-- Given task --
Quote each line of the material verbatim, without the pictures.
=== Collected data ===
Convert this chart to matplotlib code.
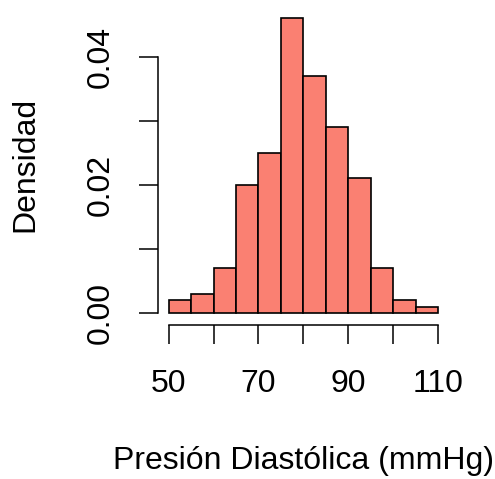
import numpy as np
import matplotlib
matplotlib.use("Agg")
import matplotlib.pyplot as plt

plt.rcParams["font.family"] = ["Liberation Sans", "DejaVu Sans"]

# histogram of diastolic pressure, 5 mmHg bins (density scale)
bin_edges = [50, 55, 60, 65, 70, 75, 80, 85, 90, 95, 100, 105, 110]
densities = [0.002, 0.003, 0.007, 0.020, 0.025, 0.046, 0.037, 0.029, 0.021, 0.007, 0.002, 0.001]
x_ticks = [50, 60, 70, 80, 90, 100, 110]
x_labels = ["50", "", "70", "", "90", "", "110"]
y_ticks = [0.00, 0.01, 0.02, 0.03, 0.04]
y_labels = ["0.00", "", "0.02", "", "0.04"]

fig = plt.figure(figsize=(4.95, 4.79), dpi=100)
ax = fig.add_axes([0.3192, 0.3213, 0.5873, 0.6658])

left = np.array(bin_edges[:-1])
widths = np.diff(bin_edges)
ax.bar(left, densities, width=widths, align="edge", color="#FA8072",
       edgecolor="black", linewidth=1.2)

# R-style padding of 4% on each side
xr = bin_edges[-1] - bin_edges[0]
ax.set_xlim(bin_edges[0] - 0.04 * xr, bin_edges[-1] + 0.04 * xr)
ymax = max(densities)
ax.set_ylim(-0.04 * ymax, ymax * 1.04)

for s in ["top", "right"]:
    ax.spines[s].set_visible(False)
for s in ["left", "bottom"]:
    ax.spines[s].set_linewidth(1.1)
ax.spines["left"].set_bounds(y_ticks[0], y_ticks[-1])
ax.spines["bottom"].set_bounds(x_ticks[0], x_ticks[-1])

ax.set_xticks(x_ticks)
ax.set_xticklabels(x_labels)
ax.set_yticks(y_ticks)
ax.set_yticklabels(y_labels, rotation=90, va="center")

ax.tick_params(axis="both", direction="out", length=13.5, width=1.1, labelsize=23)
ax.tick_params(axis="x", pad=18)
ax.tick_params(axis="y", pad=17)

fig.text(0.614, 0.038, "Presión Diastólica (mmHg)", ha="center", va="center", fontsize=23)
fig.text(0.051, 0.657, "Densidad", ha="center", va="center", rotation=90, fontsize=23)

plt.savefig("out.png", dpi=100)
plt.close()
===
-- Solution to this problem --
Convert this chart to matplotlib code.
import numpy as np
import matplotlib
matplotlib.use("Agg")
import matplotlib.pyplot as plt

plt.rcParams["font.family"] = ["Liberation Sans", "DejaVu Sans"]

# histogram of diastolic pressure, 5 mmHg bins (density scale)
bin_edges = [50, 55, 60, 65, 70, 75, 80, 85, 90, 95, 100, 105, 110]
densities = [0.002, 0.003, 0.007, 0.020, 0.025, 0.046, 0.037, 0.029, 0.021, 0.007, 0.002, 0.001]
x_ticks = [50, 60, 70, 80, 90, 100, 110]
x_labels = ["50", "", "70", "", "90", "", "110"]
y_ticks = [0.00, 0.01, 0.02, 0.03, 0.04]
y_labels = ["0.00", "", "0.02", "", "0.04"]

fig = plt.figure(figsize=(4.95, 4.79), dpi=100)
ax = fig.add_axes([0.3192, 0.3213, 0.5873, 0.6658])

left = np.array(bin_edges[:-1])
widths = np.diff(bin_edges)
ax.bar(left, densities, width=widths, align="edge", color="#FA8072",
       edgecolor="black", linewidth=1.2)

# R-style padding of 4% on each side
xr = bin_edges[-1] - bin_edges[0]
ax.set_xlim(bin_edges[0] - 0.04 * xr, bin_edges[-1] + 0.04 * xr)
ymax = max(densities)
ax.set_ylim(-0.04 * ymax, ymax * 1.04)

for s in ["top", "right"]:
    ax.spines[s].set_visible(False)
for s in ["left", "bottom"]:
    ax.spines[s].set_linewidth(1.1)
ax.spines["left"].set_bounds(y_ticks[0], y_ticks[-1])
ax.spines["bottom"].set_bounds(x_ticks[0], x_ticks[-1])

ax.set_xticks(x_ticks)
ax.set_xticklabels(x_labels)
ax.set_yticks(y_ticks)
ax.set_yticklabels(y_labels, rotation=90, va="center")

ax.tick_params(axis="both", direction="out", length=13.5, width=1.1, labelsize=23)
ax.tick_params(axis="x", pad=18)
ax.tick_params(axis="y", pad=17)

fig.text(0.614, 0.038, "Presión Diastólica (mmHg)", ha="center", va="center", fontsize=23)
fig.text(0.051, 0.657, "Densidad", ha="center", va="center", rotation=90, fontsize=23)

plt.savefig("out.png", dpi=100)
plt.close()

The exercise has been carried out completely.